### RECORDED DATA
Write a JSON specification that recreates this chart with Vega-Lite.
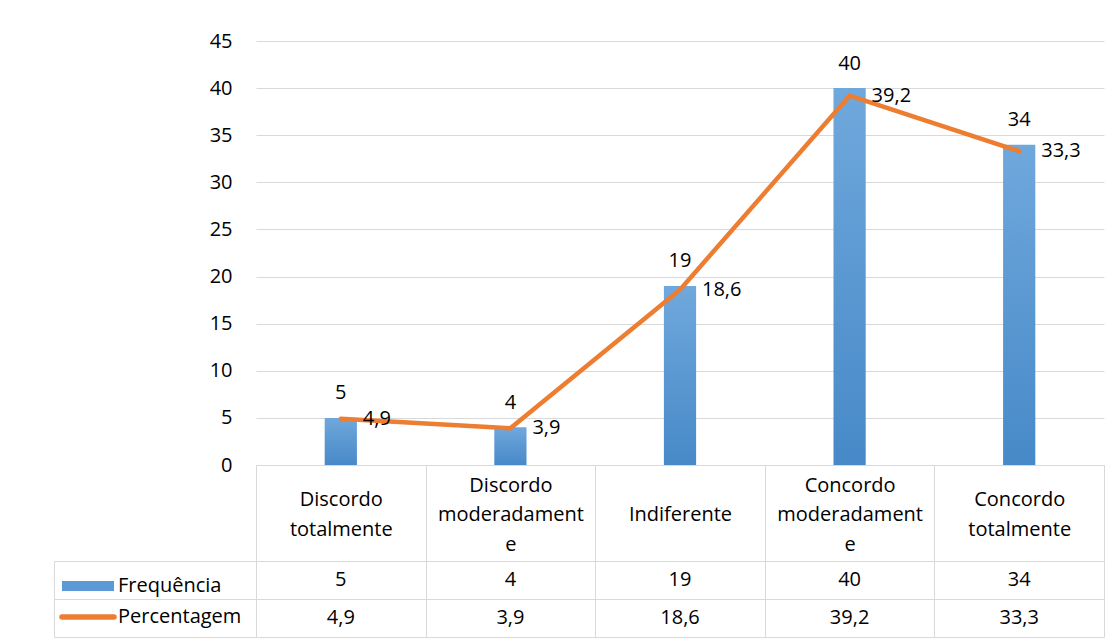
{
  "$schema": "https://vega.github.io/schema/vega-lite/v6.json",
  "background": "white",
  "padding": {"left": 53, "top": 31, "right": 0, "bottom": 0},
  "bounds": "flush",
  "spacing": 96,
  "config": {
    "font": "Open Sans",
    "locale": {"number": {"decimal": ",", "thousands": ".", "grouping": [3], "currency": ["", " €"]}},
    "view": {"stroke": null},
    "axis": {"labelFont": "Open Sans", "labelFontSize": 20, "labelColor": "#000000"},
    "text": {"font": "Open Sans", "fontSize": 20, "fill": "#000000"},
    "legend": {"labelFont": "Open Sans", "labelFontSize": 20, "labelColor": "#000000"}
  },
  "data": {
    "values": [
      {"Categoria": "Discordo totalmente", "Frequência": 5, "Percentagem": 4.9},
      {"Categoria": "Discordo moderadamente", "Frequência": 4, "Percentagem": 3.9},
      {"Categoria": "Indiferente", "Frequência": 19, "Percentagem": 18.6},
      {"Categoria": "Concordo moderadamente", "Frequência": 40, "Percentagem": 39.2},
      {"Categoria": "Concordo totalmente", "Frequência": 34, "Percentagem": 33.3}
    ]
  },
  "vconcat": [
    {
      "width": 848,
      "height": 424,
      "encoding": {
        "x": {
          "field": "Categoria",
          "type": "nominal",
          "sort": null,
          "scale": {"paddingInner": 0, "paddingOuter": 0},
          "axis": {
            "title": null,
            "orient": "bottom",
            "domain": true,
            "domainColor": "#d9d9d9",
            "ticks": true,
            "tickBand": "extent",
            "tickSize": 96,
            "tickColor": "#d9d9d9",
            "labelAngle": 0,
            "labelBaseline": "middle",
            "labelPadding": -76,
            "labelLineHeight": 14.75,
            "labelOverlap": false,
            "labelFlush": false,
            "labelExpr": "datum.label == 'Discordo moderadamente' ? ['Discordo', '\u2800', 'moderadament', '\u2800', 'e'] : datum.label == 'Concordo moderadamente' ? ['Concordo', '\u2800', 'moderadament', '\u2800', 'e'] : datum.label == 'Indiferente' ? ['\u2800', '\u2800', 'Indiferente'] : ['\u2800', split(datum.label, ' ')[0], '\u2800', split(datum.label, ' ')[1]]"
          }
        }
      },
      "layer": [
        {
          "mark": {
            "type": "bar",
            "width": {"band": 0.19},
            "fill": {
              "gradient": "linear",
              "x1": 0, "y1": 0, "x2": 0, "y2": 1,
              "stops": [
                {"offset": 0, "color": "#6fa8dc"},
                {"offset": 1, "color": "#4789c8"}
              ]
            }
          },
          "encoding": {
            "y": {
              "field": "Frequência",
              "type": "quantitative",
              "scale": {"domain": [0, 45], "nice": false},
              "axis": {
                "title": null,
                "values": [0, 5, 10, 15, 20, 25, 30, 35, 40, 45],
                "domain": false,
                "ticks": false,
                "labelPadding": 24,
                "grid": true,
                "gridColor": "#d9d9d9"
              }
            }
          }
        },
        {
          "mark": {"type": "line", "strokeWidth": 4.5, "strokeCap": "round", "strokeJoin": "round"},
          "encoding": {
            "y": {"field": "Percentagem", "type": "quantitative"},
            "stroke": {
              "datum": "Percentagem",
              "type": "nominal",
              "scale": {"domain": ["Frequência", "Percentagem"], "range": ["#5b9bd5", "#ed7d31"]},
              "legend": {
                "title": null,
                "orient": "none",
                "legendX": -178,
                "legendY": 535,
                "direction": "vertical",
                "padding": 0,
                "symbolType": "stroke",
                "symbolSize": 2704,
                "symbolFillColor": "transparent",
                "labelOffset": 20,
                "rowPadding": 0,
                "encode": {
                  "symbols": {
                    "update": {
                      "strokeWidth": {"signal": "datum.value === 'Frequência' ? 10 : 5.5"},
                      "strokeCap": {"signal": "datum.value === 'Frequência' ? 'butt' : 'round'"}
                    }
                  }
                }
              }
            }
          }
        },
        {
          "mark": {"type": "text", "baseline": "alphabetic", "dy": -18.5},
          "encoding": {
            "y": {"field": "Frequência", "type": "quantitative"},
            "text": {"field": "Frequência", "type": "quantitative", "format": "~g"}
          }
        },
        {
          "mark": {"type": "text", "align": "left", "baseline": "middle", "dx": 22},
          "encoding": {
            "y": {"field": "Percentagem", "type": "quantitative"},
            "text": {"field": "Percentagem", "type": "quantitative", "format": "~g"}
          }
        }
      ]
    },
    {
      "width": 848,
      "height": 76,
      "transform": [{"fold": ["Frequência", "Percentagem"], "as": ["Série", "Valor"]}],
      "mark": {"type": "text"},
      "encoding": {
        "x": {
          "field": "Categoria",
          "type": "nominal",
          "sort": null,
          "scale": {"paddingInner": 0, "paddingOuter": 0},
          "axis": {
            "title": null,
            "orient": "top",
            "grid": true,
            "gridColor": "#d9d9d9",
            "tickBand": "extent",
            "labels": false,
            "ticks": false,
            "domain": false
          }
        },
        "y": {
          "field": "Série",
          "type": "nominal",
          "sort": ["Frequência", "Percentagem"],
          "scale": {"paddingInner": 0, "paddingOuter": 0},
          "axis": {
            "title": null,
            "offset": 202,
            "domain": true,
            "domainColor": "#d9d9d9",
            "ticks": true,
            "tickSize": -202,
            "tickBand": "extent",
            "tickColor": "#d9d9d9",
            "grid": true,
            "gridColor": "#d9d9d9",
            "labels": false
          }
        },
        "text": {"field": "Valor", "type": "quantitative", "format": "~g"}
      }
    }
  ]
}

### TASK INSTRUCTIONS
Write the listing above out again exactly, dropping each image.

### SOLUTION
Write a JSON specification that recreates this chart with Vega-Lite.
{
  "$schema": "https://vega.github.io/schema/vega-lite/v6.json",
  "background": "white",
  "padding": {"left": 53, "top": 31, "right": 0, "bottom": 0},
  "bounds": "flush",
  "spacing": 96,
  "config": {
    "font": "Open Sans",
    "locale": {"number": {"decimal": ",", "thousands": ".", "grouping": [3], "currency": ["", " €"]}},
    "view": {"stroke": null},
    "axis": {"labelFont": "Open Sans", "labelFontSize": 20, "labelColor": "#000000"},
    "text": {"font": "Open Sans", "fontSize": 20, "fill": "#000000"},
    "legend": {"labelFont": "Open Sans", "labelFontSize": 20, "labelColor": "#000000"}
  },
  "data": {
    "values": [
      {"Categoria": "Discordo totalmente", "Frequência": 5, "Percentagem": 4.9},
      {"Categoria": "Discordo moderadamente", "Frequência": 4, "Percentagem": 3.9},
      {"Categoria": "Indiferente", "Frequência": 19, "Percentagem": 18.6},
      {"Categoria": "Concordo moderadamente", "Frequência": 40, "Percentagem": 39.2},
      {"Categoria": "Concordo totalmente", "Frequência": 34, "Percentagem": 33.3}
    ]
  },
  "vconcat": [
    {
      "width": 848,
      "height": 424,
      "encoding": {
        "x": {
          "field": "Categoria",
          "type": "nominal",
          "sort": null,
          "scale": {"paddingInner": 0, "paddingOuter": 0},
          "axis": {
            "title": null,
            "orient": "bottom",
            "domain": true,
            "domainColor": "#d9d9d9",
            "ticks": true,
            "tickBand": "extent",
            "tickSize": 96,
            "tickColor": "#d9d9d9",
            "labelAngle": 0,
            "labelBaseline": "middle",
            "labelPadding": -76,
            "labelLineHeight": 14.75,
            "labelOverlap": false,
            "labelFlush": false,
            "labelExpr": "datum.label == 'Discordo moderadamente' ? ['Discordo', '\u2800', 'moderadament', '\u2800', 'e'] : datum.label == 'Concordo moderadamente' ? ['Concordo', '\u2800', 'moderadament', '\u2800', 'e'] : datum.label == 'Indiferente' ? ['\u2800', '\u2800', 'Indiferente'] : ['\u2800', split(datum.label, ' ')[0], '\u2800', split(datum.label, ' ')[1]]"
          }
        }
      },
      "layer": [
        {
          "mark": {
            "type": "bar",
            "width": {"band": 0.19},
            "fill": {
              "gradient": "linear",
              "x1": 0, "y1": 0, "x2": 0, "y2": 1,
              "stops": [
                {"offset": 0, "color": "#6fa8dc"},
                {"offset": 1, "color": "#4789c8"}
              ]
            }
          },
          "encoding": {
            "y": {
              "field": "Frequência",
              "type": "quantitative",
              "scale": {"domain": [0, 45], "nice": false},
              "axis": {
                "title": null,
                "values": [0, 5, 10, 15, 20, 25, 30, 35, 40, 45],
                "domain": false,
                "ticks": false,
                "labelPadding": 24,
                "grid": true,
                "gridColor": "#d9d9d9"
              }
            }
          }
        },
        {
          "mark": {"type": "line", "strokeWidth": 4.5, "strokeCap": "round", "strokeJoin": "round"},
          "encoding": {
            "y": {"field": "Percentagem", "type": "quantitative"},
            "stroke": {
              "datum": "Percentagem",
              "type": "nominal",
              "scale": {"domain": ["Frequência", "Percentagem"], "range": ["#5b9bd5", "#ed7d31"]},
              "legend": {
                "title": null,
                "orient": "none",
                "legendX": -178,
                "legendY": 535,
                "direction": "vertical",
                "padding": 0,
                "symbolType": "stroke",
                "symbolSize": 2704,
                "symbolFillColor": "transparent",
                "labelOffset": 20,
                "rowPadding": 0,
                "encode": {
                  "symbols": {
                    "update": {
                      "strokeWidth": {"signal": "datum.value === 'Frequência' ? 10 : 5.5"},
                      "strokeCap": {"signal": "datum.value === 'Frequência' ? 'butt' : 'round'"}
                    }
                  }
                }
              }
            }
          }
        },
        {
          "mark": {"type": "text", "baseline": "alphabetic", "dy": -18.5},
          "encoding": {
            "y": {"field": "Frequência", "type": "quantitative"},
            "text": {"field": "Frequência", "type": "quantitative", "format": "~g"}
          }
        },
        {
          "mark": {"type": "text", "align": "left", "baseline": "middle", "dx": 22},
          "encoding": {
            "y": {"field": "Percentagem", "type": "quantitative"},
            "text": {"field": "Percentagem", "type": "quantitative", "format": "~g"}
          }
        }
      ]
    },
    {
      "width": 848,
      "height": 76,
      "transform": [{"fold": ["Frequência", "Percentagem"], "as": ["Série", "Valor"]}],
      "mark": {"type": "text"},
      "encoding": {
        "x": {
          "field": "Categoria",
          "type": "nominal",
          "sort": null,
          "scale": {"paddingInner": 0, "paddingOuter": 0},
          "axis": {
            "title": null,
            "orient": "top",
            "grid": true,
            "gridColor": "#d9d9d9",
            "tickBand": "extent",
            "labels": false,
            "ticks": false,
            "domain": false
          }
        },
        "y": {
          "field": "Série",
          "type": "nominal",
          "sort": ["Frequência", "Percentagem"],
          "scale": {"paddingInner": 0, "paddingOuter": 0},
          "axis": {
            "title": null,
            "offset": 202,
            "domain": true,
            "domainColor": "#d9d9d9",
            "ticks": true,
            "tickSize": -202,
            "tickBand": "extent",
            "tickColor": "#d9d9d9",
            "grid": true,
            "gridColor": "#d9d9d9",
            "labels": false
          }
        },
        "text": {"field": "Valor", "type": "quantitative", "format": "~g"}
      }
    }
  ]
}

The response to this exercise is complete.